In Washington, Lieutenant Colonel Daniel Davis has caused consternation by publishing a report, "Truth, Lies, and Afghanistan", that accuses senior commanders of falsifying evidence of "success" in their struggle against the insurgents.
My own view, having seen the campaign evolving on the ground over the years is that the level of violence is definitely lower in places like central Helmand or Kandahar, but the real question is to do with how far this is the result of Nato action.
It is also true that General David Petraeus and others castigated by Lt Col Davis for being unduly optimistic have been saying for more than a year, that with security improving in the south, the key battle of summer 2012 would be in the east - in other words where the Haqqani Network is strongest.
So after a day of gunfire, the Afghan capital now reverberates to the sound of spin and blame.

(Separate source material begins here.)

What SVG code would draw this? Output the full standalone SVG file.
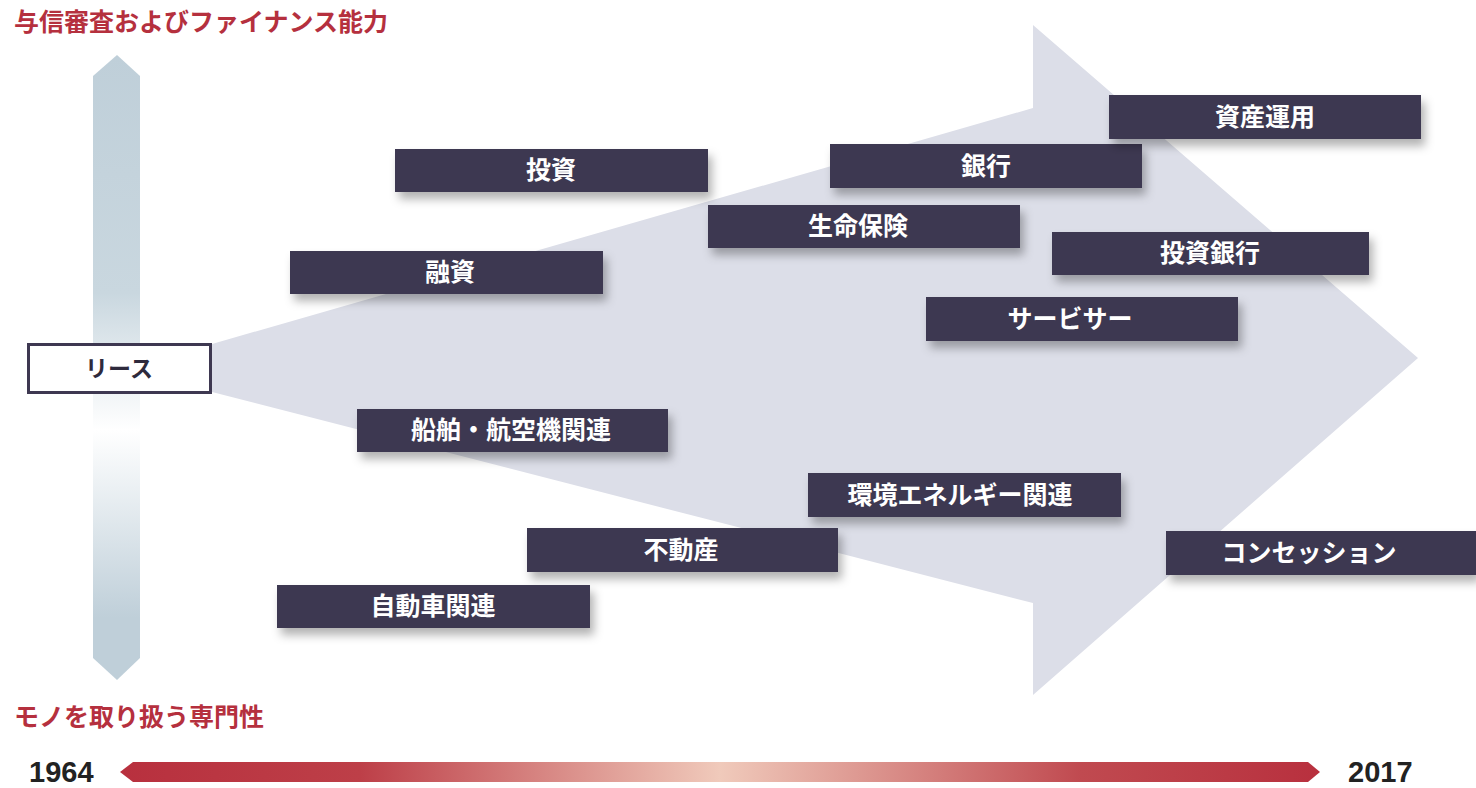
<svg xmlns="http://www.w3.org/2000/svg" width="1476" height="788" viewBox="0 0 1476 788">
<defs>
<linearGradient id="vbar" x1="0" y1="55" x2="0" y2="680" gradientUnits="userSpaceOnUse">
<stop offset="0" stop-color="#bfcfd9"/>
<stop offset="0.38" stop-color="#c9d7df"/>
<stop offset="0.6" stop-color="#ffffff"/>
<stop offset="0.9" stop-color="#bfcfd9"/>
<stop offset="1" stop-color="#bfcfd9"/>
</linearGradient>
<linearGradient id="tline" x1="120" y1="0" x2="1320" y2="0" gradientUnits="userSpaceOnUse">
<stop offset="0" stop-color="#b8303e"/>
<stop offset="0.2" stop-color="#bd3f48"/>
<stop offset="0.5" stop-color="#f0cabb"/>
<stop offset="0.8" stop-color="#c04a50"/>
<stop offset="1" stop-color="#b8303e"/>
</linearGradient>
<filter id="sh" x="-10%" y="-30%" width="125%" height="190%">
<feDropShadow dx="4" dy="7" stdDeviation="5" flood-color="#000" flood-opacity="0.3"/>
</filter>
</defs>
<style>
.title{font-family:"Noto Sans CJK JP","Noto Sans",sans-serif;font-weight:bold;font-size:25px;fill:#b5303e}
.box{fill:#3e3851;filter:url(#sh)}
.lbl{font-family:"Noto Sans CJK JP","Noto Sans",sans-serif;font-weight:bold;font-size:25px;fill:#ffffff;text-anchor:middle}
.year{font-family:"Liberation Sans",Arial,sans-serif;font-weight:bold;font-size:29px;fill:#222222}
</style>

<!-- background big arrow -->
<polygon id="bigArrow" points="212,344 1033,108 1033,25 1418,358 1033,695 1033,603 212,392" fill="#dcdee8"/>

<!-- vertical axis -->
<polygon id="vaxis" points="117,55 140,76 140,658 117,680 93,658 93,76" fill="url(#vbar)"/>

<text class="title" x="14" y="31">与信審査およびファイナンス能力</text>
<text class="title" x="14" y="726">モノを取り扱う専門性</text>

<!-- timeline -->
<polygon id="timeline" points="120,772 133,762 1308,762 1320,772 1308,782 133,782" fill="url(#tline)"/>
<text class="year" x="29" y="782">1964</text>
<text class="year" x="1348" y="782">2017</text>

<g id="lease">
<rect x="28.5" y="344.5" width="182" height="48" fill="#ffffff" stroke="#3e3851" stroke-width="3"/>
<text x="119" y="377" font-family="'Noto Sans CJK JP',sans-serif" font-weight="bold" font-size="23" fill="#2e2a3c" text-anchor="middle">リース</text>
</g>

<g id="n-toushi"><rect class="box" x="395" y="149" width="313" height="43"/><text class="lbl" x="551" y="179">投資</text></g>
<g id="n-ginkou"><rect class="box" x="830" y="144" width="312" height="44"/><text class="lbl" x="986" y="175">銀行</text></g>
<g id="n-shisanunyou"><rect class="box" x="1109" y="95" width="312" height="44"/><text class="lbl" x="1265" y="126">資産運用</text></g>
<g id="n-seimeihoken"><rect class="box" x="708" y="205" width="312" height="43"/><text class="lbl" x="858" y="235">生命保険</text></g>
<g id="n-toushiginkou"><rect class="box" x="1052" y="232" width="317" height="43"/><text class="lbl" x="1210" y="262">投資銀行</text></g>
<g id="n-yushi"><rect class="box" x="290" y="251" width="313" height="43"/><text class="lbl" x="450" y="281">融資</text></g>
<g id="n-servicer"><rect class="box" x="926" y="297" width="312" height="44"/><text class="lbl" x="1070" y="328">サービサー</text></g>
<g id="n-senpaku"><rect class="box" x="357" y="409" width="311" height="43"/><text class="lbl" x="511" y="439">船舶・航空機関連</text></g>
<g id="n-kankyou"><rect class="box" x="808" y="473" width="313" height="44"/><text class="lbl" x="960" y="504">環境エネルギー関連</text></g>
<g id="n-fudousan"><rect class="box" x="527" y="528" width="311" height="44"/><text class="lbl" x="681" y="559">不動産</text></g>
<g id="n-concession"><rect class="box" x="1166" y="531" width="310" height="44"/><text class="lbl" x="1309" y="562">コンセッション</text></g>
<g id="n-jidousha"><rect class="box" x="277" y="585" width="313" height="43"/><text class="lbl" x="433" y="615">自動車関連</text></g>

<g id="connectors"></g>
</svg>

The president says Nato intelligence should have seen it coming. His own intelligence or interior ministry people blame the Haqqani group and the ISI. The Taliban have tried to take the credit, although pretty much all of the evidence points to Haqqani. A lone voice in Washington meanwhile cries out "we are being lied to".
Of all the questions produced by the past 36-hours perhaps the most important is whether the fragile process of talking to the Taliban (to be clear, this means the Quetta Shura leadership) might have had any influence on this.
Attempts to use the return of some Afghans held in Guantanamo as a starting point for "liaison talks" in Qatar with the Quetta Shura have faltered for the moment.
Those who are familiar with the long history of talking to Taliban intermediaries tell me that Mullah Omar's men do not pretend that they could deliver peace either with the Haqqani Network or with the other principal arm of the insurgency, the Hezb-e-Islami group of Gulbuddin Hekmatyar - another veteran of the Soviet jihad and indeed of co-operation with Pakistan's ISI.
Indeed there have been times in the past couple of years when Taliban have actually fought members of these other two insurgent groups over turf.
This is the key point in seeing the irrelevance of these recent attacks to the Taliban, which continues to be the dominant force in the insurgency. The Haqqani Network, it seems, will do its own thing until Pakistan decides it is time to stop.